Updated

Unopened mail is being collected throughout the Capitol complex by investigators searching for letters that could be contaminated with the deadly poison ricin (search) — a terrorism-era specter that Congress has learned to dread.

Genetic testing by the Centers for Disease Control and Prevention (search) provided further confirmation Wednesday that the white powder found in an office of Senate Majority Leader Bill Frist (search) on Monday was indeed ricin.

In an interview, U.S. Capitol police chief Terrance Gainer said there have been no illnesses reported, no new findings of ricin anywhere else in the Capitol complex and no clues about how the poison got to Frist's mailroom.

Three Senate office buildings remained closed Wednesday after the powder was found, a little more than two years since Congress grappled with the potentially lethal bacteria, anthrax (search).

There couldn't be business as usual, but there was business nonetheless. Senators walked across the Capitol to join their House counterparts in a joint session to hear an address from visiting Spanish Prime Minister Jose Maria Aznar.

A few people briefly re-entered the Dirksen building Wednesday — including the very fourth-floor corridor where the ricin was discovered. An aide to Sen. James Jeffords, I-Vt., whose office is adjacent to Frist's on the building's fourth floor, went inside for less than 10 minutes to remove things. The aide, Laurie Schultz Heim, said she noticed nothing unusual other that two machines in the hallway that seemed to be filtering the air.

"It's completely normal," she said.

Senate aides said at least one office building might be reopened on Thursday, though it would not be Dirksen, where the ricin was found.

Outside the Capitol, police stood guard on street corners around the office buildings and a group of Marines unloaded equipment at an adjacent parking lot. "The Marines are helping us with our efforts in clearing and isolating in the cleanup related to ricin," said Capitol Hill Police spokesman Sgt. Contricia Ford.

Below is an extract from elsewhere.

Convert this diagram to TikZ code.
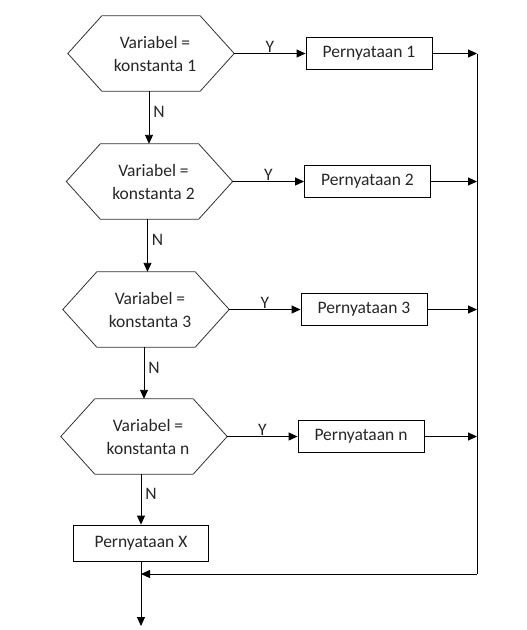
\documentclass[tikz,border=0pt]{standalone}
\usepackage{fontspec}
\setmainfont{Carlito}
\usetikzlibrary{arrows.meta,calc}
\begin{document}
\begin{tikzpicture}[x=1pt,y=-1pt,
  every node/.style={text=black!85},
  hexa/.style={minimum width=166pt,minimum height=75pt,inner sep=0pt,align=center,
    font=\fontsize{17.5}{23}\selectfont},
  hexline/.style={draw=black!80,line width=0.8pt},
  stmt/.style={draw,line width=0.9pt,minimum width=126pt,minimum height=32pt,inner sep=0pt,
    font=\fontsize{17.5}{21}\selectfont},
  lbl/.style={font=\fontsize{17.5}{21}\selectfont,inner sep=1pt},
  arr/.style={line width=0.9pt,-{Triangle[length=9pt,width=8pt]}},
  ln/.style={line width=0.9pt}]
\useasboundingbox (0,0) rectangle (527,630);
% decisions
\node[hexa] (h1) at (151,53.5)  {\hspace*{8pt}Variabel =\\\hspace*{8pt}konstanta 1};
\node[hexa] (h2) at (149.5,181.5) {\hspace*{8pt}Variabel =\\\hspace*{8pt}konstanta 2};
\node[hexa] (h3) at (146,309.5) {\hspace*{8pt}Variabel =\\\hspace*{8pt}konstanta 3};
\node[hexa] (hn) at (144,436.5) {\hspace*{8pt}Variabel =\\\hspace*{8pt}konstanta n};
\foreach \h in {h1,h2,h3,hn}
  \draw[hexline] (\h.west) -- ([xshift=34pt]\h.north west) -- ([xshift=-34pt]\h.north east)
    -- (\h.east) -- ([xshift=-34pt]\h.south east) -- ([xshift=34pt]\h.south west) -- cycle;
% statements
\node[stmt] (b1) at (369,53.5)   {Pernyataan 1};
\node[stmt] (b2) at (367.5,181.5) {Pernyataan 2};
\node[stmt] (b3) at (364,309.5)   {Pernyataan 3};
\node[stmt] (bn) at (361,436.5)   {Pernyataan n};
\node[stmt,minimum width=135pt,minimum height=36pt] (bx) at (141,543) {Pernyataan X};
% helper coordinates
\coordinate (rl) at (477,0);
\coordinate (merge) at (477,574);
\coordinate (endp) at (141,626);
% Y arrows
\draw[arr] (h1.east) -- node[lbl,above] {Y} (b1.west);
\draw[arr] (h2.east) -- node[lbl,above] {Y} (b2.west);
\draw[arr] (h3.east) -- node[lbl,above] {Y} (b3.west);
\draw[arr] (hn.east) -- node[lbl,above] {Y} (bn.west);
% N arrows
\draw[arr] ([xshift=-2pt]h1.south) -- node[lbl,right,pos=0.4,xshift=3pt] {N} ([xshift=-2pt]h1.south |- h2.north);
\draw[arr] ([xshift=-2pt]h2.south) -- node[lbl,right,pos=0.4,xshift=3pt] {N} ([xshift=-2pt]h2.south |- h3.north);
\draw[arr] ([xshift=-2pt]h3.south) -- node[lbl,right,pos=0.4,xshift=3pt] {N} ([xshift=-2pt]h3.south |- hn.north);
\draw[arr] ([xshift=-3pt]hn.south) -- node[lbl,right,pos=0.4,xshift=3pt] {N} (bx.north);
% outputs to the collecting line
\draw[arr] (b1.east) -- (b1.east -| rl);
\draw[arr] (b2.east) -- (b2.east -| rl);
\draw[arr] (b3.east) -- (b3.east -| rl);
\draw[arr] (bn.east) -- (bn.east -| rl);
\draw[ln] (b1.east -| rl) -- (merge);
\draw[arr] (merge) -- (merge -| bx.south);
\draw[arr] (bx.south) -- (endp);
\end{tikzpicture}
\end{document}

About 100 soldiers were deployed from the U.S. Marine Corps' Chemical Biological Incident Response Force, said the unit's spokesman, 1st Lt. Paul C. Cabellon. The force conducts reconnaissance and decontamination at sites where chemical, biological, radiological or nuclear weapons may have been used.

Meantime, law enforcement authorities intensified efforts to identify the letter or parcel that brought ricin to the Senate mailroom while also seeking to determine whether that incident is linked to poison found last fall in letters at mail facilities serving the White House and a South Carolina airport.

Gainer said he was aware of "no obvious direct connection" between the ricin found in Dirksen and in a letter addressed to the White House that was intercepted in November. He also said the Capitol police had known about the White House ricin letter "for weeks and weeks and weeks."

Asked if his force had taken any precautionary steps as a result of the information, he said, "Everything that happens, we re-examine and fine-tune what we do. But everybody knows the limitations of our ability to detect ricin in an envelope."

Hazardous materials teams from the FBI and Capitol Police Department conducted a preliminary search Tuesday night but did not find a letter or parcel that could be connected to the ricin in an office of Senate Majority Leader Bill Frist, FBI spokeswoman Debra Weierman said. The teams were conducting a more methodical search Wednesday.

President Bush was not told about the ricin letter sent to the White House — and there was no public disclosure of the incident — because "it did not pose a public health risk," spokesman Scott McClellan said. "We share information appropriately, if there is a public health risk."

He also defended the handling of the information, despite some reports that the Secret Service delayed sharing it with other federal officials. "We expect people to be notified appropriately and we understand that they were," McClellan said.

Even while some test results were still pending, House Speaker Dennis Hastert said, "It's serious enough that they're picking up everybody's mail."

But dozens of Senate workers were being monitored and health officials urged Senate staff to watch for swiftly developing fever, coughs or fluid in the lungs over the next two or three days. When inhaled in sufficient quantities or injected, ricin can be fatal — and there is no known vaccine or cure.

The postal facility that processes Congress' mail also was shut. In 2001, two postal workers in Washington were among five people who died from anthrax exposure.

The investigation into that letter continues, and there have been no arrests, the official said. Authorities determined the letter posed no threat to health because of the ricin's low potency and granular form.

The letter was similar to another letter containing ricin that showed up in October at a postal facility serving Greenville-Spartanburg International Airport, according to a senior law enforcement official, speaking on condition of anonymity. The author of both letters complained about new regulations requiring certain amounts of rest for truck drivers, the official said.

There was widespread agreement among lawmakers that Congress responded more effectively this week than to the anthrax-laced letters that were sent to two senators in 2001.

But even Frist acknowledged that things were "not perfect." Chief among senators' complaints were that authorities were too slow to alert them.